- PROBLEM TO WORK ON
Write out each line exactly as given. Leave the pictures out of your copy.

- MATERIAL PROVIDED

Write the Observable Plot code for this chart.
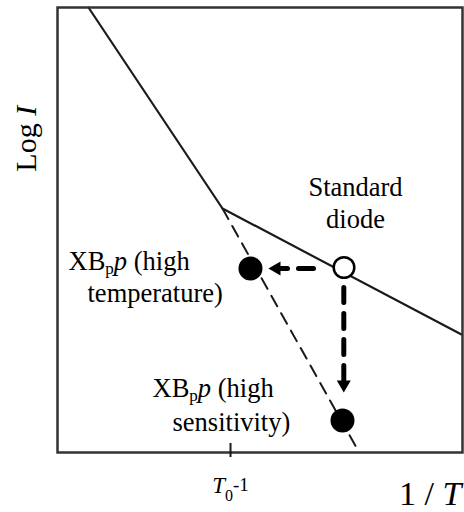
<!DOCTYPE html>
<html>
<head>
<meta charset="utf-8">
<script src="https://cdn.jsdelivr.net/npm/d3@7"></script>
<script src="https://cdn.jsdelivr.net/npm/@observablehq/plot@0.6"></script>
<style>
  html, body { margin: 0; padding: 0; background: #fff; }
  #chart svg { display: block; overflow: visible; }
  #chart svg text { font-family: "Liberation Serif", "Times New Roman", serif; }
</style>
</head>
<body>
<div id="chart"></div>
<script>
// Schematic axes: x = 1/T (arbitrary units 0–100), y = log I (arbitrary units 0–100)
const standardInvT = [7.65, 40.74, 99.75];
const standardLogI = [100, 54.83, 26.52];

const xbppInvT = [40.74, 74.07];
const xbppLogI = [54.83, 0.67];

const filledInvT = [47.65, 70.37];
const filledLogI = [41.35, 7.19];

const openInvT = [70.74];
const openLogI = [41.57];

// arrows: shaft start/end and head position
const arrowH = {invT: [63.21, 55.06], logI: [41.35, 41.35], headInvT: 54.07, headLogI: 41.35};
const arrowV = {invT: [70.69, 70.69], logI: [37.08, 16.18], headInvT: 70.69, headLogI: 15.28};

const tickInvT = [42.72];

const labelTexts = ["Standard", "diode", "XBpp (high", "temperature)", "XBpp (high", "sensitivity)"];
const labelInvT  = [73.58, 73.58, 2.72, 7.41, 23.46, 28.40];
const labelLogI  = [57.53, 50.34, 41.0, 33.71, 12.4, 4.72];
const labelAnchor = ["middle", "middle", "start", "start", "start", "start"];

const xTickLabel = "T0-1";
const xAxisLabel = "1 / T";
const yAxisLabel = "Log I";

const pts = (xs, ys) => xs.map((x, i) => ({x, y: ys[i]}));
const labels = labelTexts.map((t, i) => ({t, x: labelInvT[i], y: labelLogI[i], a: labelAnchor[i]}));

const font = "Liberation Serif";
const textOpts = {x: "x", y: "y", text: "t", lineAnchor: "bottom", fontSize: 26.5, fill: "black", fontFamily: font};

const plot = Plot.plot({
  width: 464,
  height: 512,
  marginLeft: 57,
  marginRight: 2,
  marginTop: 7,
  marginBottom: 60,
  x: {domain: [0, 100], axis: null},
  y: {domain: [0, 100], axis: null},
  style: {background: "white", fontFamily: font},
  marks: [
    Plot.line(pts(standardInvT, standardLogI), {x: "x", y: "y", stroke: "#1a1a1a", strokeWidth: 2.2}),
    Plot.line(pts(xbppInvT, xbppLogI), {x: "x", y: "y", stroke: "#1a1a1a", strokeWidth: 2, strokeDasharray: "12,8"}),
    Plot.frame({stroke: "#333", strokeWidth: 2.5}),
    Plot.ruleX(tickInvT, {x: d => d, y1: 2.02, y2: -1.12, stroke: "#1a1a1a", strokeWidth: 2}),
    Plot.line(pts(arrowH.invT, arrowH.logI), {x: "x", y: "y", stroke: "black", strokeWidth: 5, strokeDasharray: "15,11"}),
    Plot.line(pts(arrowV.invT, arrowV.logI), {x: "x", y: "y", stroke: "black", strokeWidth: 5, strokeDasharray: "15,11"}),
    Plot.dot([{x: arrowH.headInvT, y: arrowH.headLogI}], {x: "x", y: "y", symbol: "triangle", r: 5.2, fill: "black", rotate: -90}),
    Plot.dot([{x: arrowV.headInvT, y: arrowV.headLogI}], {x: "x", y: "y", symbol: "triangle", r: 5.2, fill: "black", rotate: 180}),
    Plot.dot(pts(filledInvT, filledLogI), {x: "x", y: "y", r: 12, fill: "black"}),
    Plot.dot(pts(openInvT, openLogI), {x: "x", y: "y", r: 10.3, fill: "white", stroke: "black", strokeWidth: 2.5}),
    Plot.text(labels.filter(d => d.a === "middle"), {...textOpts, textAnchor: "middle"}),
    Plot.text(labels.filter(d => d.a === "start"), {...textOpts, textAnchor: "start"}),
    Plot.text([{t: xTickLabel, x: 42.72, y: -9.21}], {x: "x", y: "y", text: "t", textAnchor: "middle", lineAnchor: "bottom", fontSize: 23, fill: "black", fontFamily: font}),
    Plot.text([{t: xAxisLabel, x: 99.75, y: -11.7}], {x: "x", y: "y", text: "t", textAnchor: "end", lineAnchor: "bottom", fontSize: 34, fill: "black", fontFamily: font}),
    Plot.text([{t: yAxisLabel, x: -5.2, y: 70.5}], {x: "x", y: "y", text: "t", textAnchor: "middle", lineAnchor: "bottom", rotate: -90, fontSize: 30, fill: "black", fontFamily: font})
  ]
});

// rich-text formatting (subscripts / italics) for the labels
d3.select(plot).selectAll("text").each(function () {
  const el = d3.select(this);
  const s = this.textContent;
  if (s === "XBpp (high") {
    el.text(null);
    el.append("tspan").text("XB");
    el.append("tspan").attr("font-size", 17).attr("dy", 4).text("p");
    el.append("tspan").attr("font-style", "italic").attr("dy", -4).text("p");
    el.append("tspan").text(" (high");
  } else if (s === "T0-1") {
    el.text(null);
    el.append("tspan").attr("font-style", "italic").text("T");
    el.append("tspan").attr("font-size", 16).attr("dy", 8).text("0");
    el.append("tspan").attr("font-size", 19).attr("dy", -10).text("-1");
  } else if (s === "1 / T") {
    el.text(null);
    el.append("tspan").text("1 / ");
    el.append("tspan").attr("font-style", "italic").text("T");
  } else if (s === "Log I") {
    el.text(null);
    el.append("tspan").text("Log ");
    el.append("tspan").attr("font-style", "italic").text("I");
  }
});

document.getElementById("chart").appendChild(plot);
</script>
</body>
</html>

- SOLUTION TO THE PROBLEM
Write the Observable Plot code for this chart.
<!DOCTYPE html>
<html>
<head>
<meta charset="utf-8">
<script src="https://cdn.jsdelivr.net/npm/d3@7"></script>
<script src="https://cdn.jsdelivr.net/npm/@observablehq/plot@0.6"></script>
<style>
  html, body { margin: 0; padding: 0; background: #fff; }
  #chart svg { display: block; overflow: visible; }
  #chart svg text { font-family: "Liberation Serif", "Times New Roman", serif; }
</style>
</head>
<body>
<div id="chart"></div>
<script>
// Schematic axes: x = 1/T (arbitrary units 0–100), y = log I (arbitrary units 0–100)
const standardInvT = [7.65, 40.74, 99.75];
const standardLogI = [100, 54.83, 26.52];

const xbppInvT = [40.74, 74.07];
const xbppLogI = [54.83, 0.67];

const filledInvT = [47.65, 70.37];
const filledLogI = [41.35, 7.19];

const openInvT = [70.74];
const openLogI = [41.57];

// arrows: shaft start/end and head position
const arrowH = {invT: [63.21, 55.06], logI: [41.35, 41.35], headInvT: 54.07, headLogI: 41.35};
const arrowV = {invT: [70.69, 70.69], logI: [37.08, 16.18], headInvT: 70.69, headLogI: 15.28};

const tickInvT = [42.72];

const labelTexts = ["Standard", "diode", "XBpp (high", "temperature)", "XBpp (high", "sensitivity)"];
const labelInvT  = [73.58, 73.58, 2.72, 7.41, 23.46, 28.40];
const labelLogI  = [57.53, 50.34, 41.0, 33.71, 12.4, 4.72];
const labelAnchor = ["middle", "middle", "start", "start", "start", "start"];

const xTickLabel = "T0-1";
const xAxisLabel = "1 / T";
const yAxisLabel = "Log I";

const pts = (xs, ys) => xs.map((x, i) => ({x, y: ys[i]}));
const labels = labelTexts.map((t, i) => ({t, x: labelInvT[i], y: labelLogI[i], a: labelAnchor[i]}));

const font = "Liberation Serif";
const textOpts = {x: "x", y: "y", text: "t", lineAnchor: "bottom", fontSize: 26.5, fill: "black", fontFamily: font};

const plot = Plot.plot({
  width: 464,
  height: 512,
  marginLeft: 57,
  marginRight: 2,
  marginTop: 7,
  marginBottom: 60,
  x: {domain: [0, 100], axis: null},
  y: {domain: [0, 100], axis: null},
  style: {background: "white", fontFamily: font},
  marks: [
    Plot.line(pts(standardInvT, standardLogI), {x: "x", y: "y", stroke: "#1a1a1a", strokeWidth: 2.2}),
    Plot.line(pts(xbppInvT, xbppLogI), {x: "x", y: "y", stroke: "#1a1a1a", strokeWidth: 2, strokeDasharray: "12,8"}),
    Plot.frame({stroke: "#333", strokeWidth: 2.5}),
    Plot.ruleX(tickInvT, {x: d => d, y1: 2.02, y2: -1.12, stroke: "#1a1a1a", strokeWidth: 2}),
    Plot.line(pts(arrowH.invT, arrowH.logI), {x: "x", y: "y", stroke: "black", strokeWidth: 5, strokeDasharray: "15,11"}),
    Plot.line(pts(arrowV.invT, arrowV.logI), {x: "x", y: "y", stroke: "black", strokeWidth: 5, strokeDasharray: "15,11"}),
    Plot.dot([{x: arrowH.headInvT, y: arrowH.headLogI}], {x: "x", y: "y", symbol: "triangle", r: 5.2, fill: "black", rotate: -90}),
    Plot.dot([{x: arrowV.headInvT, y: arrowV.headLogI}], {x: "x", y: "y", symbol: "triangle", r: 5.2, fill: "black", rotate: 180}),
    Plot.dot(pts(filledInvT, filledLogI), {x: "x", y: "y", r: 12, fill: "black"}),
    Plot.dot(pts(openInvT, openLogI), {x: "x", y: "y", r: 10.3, fill: "white", stroke: "black", strokeWidth: 2.5}),
    Plot.text(labels.filter(d => d.a === "middle"), {...textOpts, textAnchor: "middle"}),
    Plot.text(labels.filter(d => d.a === "start"), {...textOpts, textAnchor: "start"}),
    Plot.text([{t: xTickLabel, x: 42.72, y: -9.21}], {x: "x", y: "y", text: "t", textAnchor: "middle", lineAnchor: "bottom", fontSize: 23, fill: "black", fontFamily: font}),
    Plot.text([{t: xAxisLabel, x: 99.75, y: -11.7}], {x: "x", y: "y", text: "t", textAnchor: "end", lineAnchor: "bottom", fontSize: 34, fill: "black", fontFamily: font}),
    Plot.text([{t: yAxisLabel, x: -5.2, y: 70.5}], {x: "x", y: "y", text: "t", textAnchor: "middle", lineAnchor: "bottom", rotate: -90, fontSize: 30, fill: "black", fontFamily: font})
  ]
});

// rich-text formatting (subscripts / italics) for the labels
d3.select(plot).selectAll("text").each(function () {
  const el = d3.select(this);
  const s = this.textContent;
  if (s === "XBpp (high") {
    el.text(null);
    el.append("tspan").text("XB");
    el.append("tspan").attr("font-size", 17).attr("dy", 4).text("p");
    el.append("tspan").attr("font-style", "italic").attr("dy", -4).text("p");
    el.append("tspan").text(" (high");
  } else if (s === "T0-1") {
    el.text(null);
    el.append("tspan").attr("font-style", "italic").text("T");
    el.append("tspan").attr("font-size", 16).attr("dy", 8).text("0");
    el.append("tspan").attr("font-size", 19).attr("dy", -10).text("-1");
  } else if (s === "1 / T") {
    el.text(null);
    el.append("tspan").text("1 / ");
    el.append("tspan").attr("font-style", "italic").text("T");
  } else if (s === "Log I") {
    el.text(null);
    el.append("tspan").text("Log ");
    el.append("tspan").attr("font-style", "italic").text("I");
  }
});

document.getElementById("chart").appendChild(plot);
</script>
</body>
</html>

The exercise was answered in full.